Theo Verster

Personal information
- Full name: Theophilus Verster
- National team: South Africa
- Born: 14 January 1975 (age 51) Durban, South Africa
- Height: 1.78 m (5 ft 10 in)
- Weight: 68 kg (150 lb)

Sport
- Sport: Swimming
- Strokes: Butterfly, medley
- Club: Pietermaritzburg Seals
- Coach: Alisdair Hatfield

Medal record
Men's swimming
Representing South Africa
All-Africa Games
| Gold medal – first place | 1999 Johannesburg | 200 m butterfly |
| Gold medal – first place | 1999 Johannesburg | 200 m medley |
| Silver medal – second place | 1999 Johannesburg | 100 m butterfly |

= Theo Verster =

South African swimmer (born 1975)

Theophilus "Theo" Verster (born 14 January 1975) is a South African former swimmer, who specialised in butterfly and in individual medley events. He won three medals at the 1999 All-Africa Games, and later represented South Africa at the 2000 Summer Olympics. He also held an African record of 55.04 from the 2002 Telkom International Sprint Challenge that defeated Terence Parkin for a top finish and sliced off Brendon Dedekind's standard by 0.37 of a second. During his sporting career, Verster trained full-time under his personal coach Alisdair Hatfield.

Verster ascended to prominence in the global scene at the 1999 Pan Pacific Swimming Championships in Sydney, placing seventh each in the 100 m butterfly (54.28) and 200 m individual medley (2:04.24). On that same year, at the All-Africa Games in Johannesburg, Verster established meet records to claim two golds each in the 200 m butterfly (2:04.69) and in the 200 m individual medley (2:04.10). In the 100 m butterfly, he was upstaged by teammate Kelly on a head-to-head race, ending up only with a silver in 54.75.

At the 2000 Summer Olympics in Sydney, Verster built a monstrous program of four swimming events. He posted FINA A-standards of 53.86 (100 m butterfly), 2:01.63 (200 m butterfly), and 2:03.11 (200 m individual medley) from the South African Championships in Johannesburg. On the third day of the Games, Verster placed twenty-sixth in the 200 m butterfly. Swimming in heat three, he picked up a fourth seed by almost a full body length behind winner Vladan Marković of Yugoslavia in 2:00.90. Two days later, in the 200 m individual medley, Verster finished twentieth in 2:03.64, nearly a small fraction of a second outside the semi-final field. In his final individual event, 100 m butterfly, Verster posted a time of 53.95 from heat five, but missed again the semi-finals by 0.14 of a second with an eighteenth-place effort. Verster also teamed up with Simon Thirsk, Brett Petersen, and Nicholas Folker in the 4 × 100 m medley relay. Swimming a butterfly leg in heat two, Verster recorded a split of 53.52, a national record, but the South Africans finished the race in fourth place and thirteenth overall with a final time of 3:42.44.

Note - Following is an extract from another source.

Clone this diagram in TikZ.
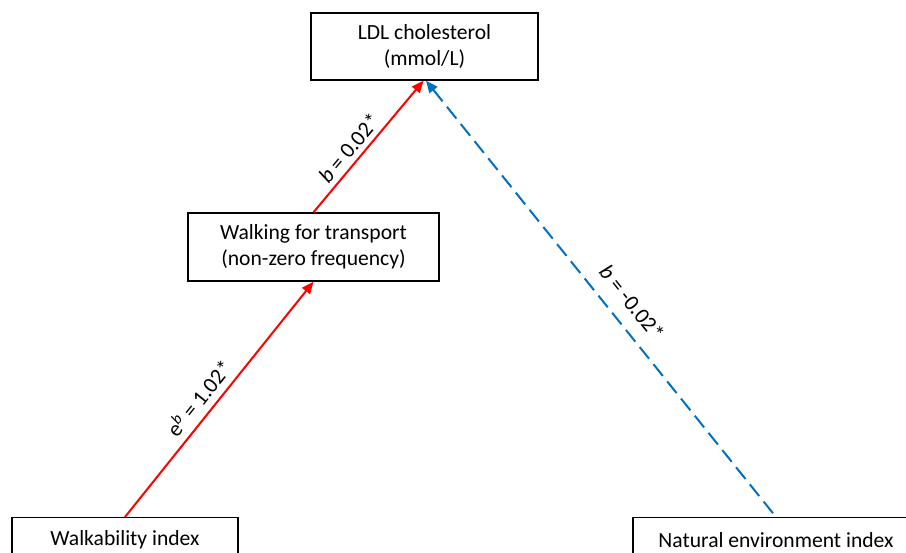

Verster also sought his entry bid for the 2004 Summer Olympics in Athens, but finished fourth in the 100 m butterfly (54.82) at the South African Championships, handing over to his teammate Eugene Botes. Shortly after the trials, Verster announced his retirement from swimming. He is currently working as a full-time coach for Saint Andrew's School for Girls in Johannesburg.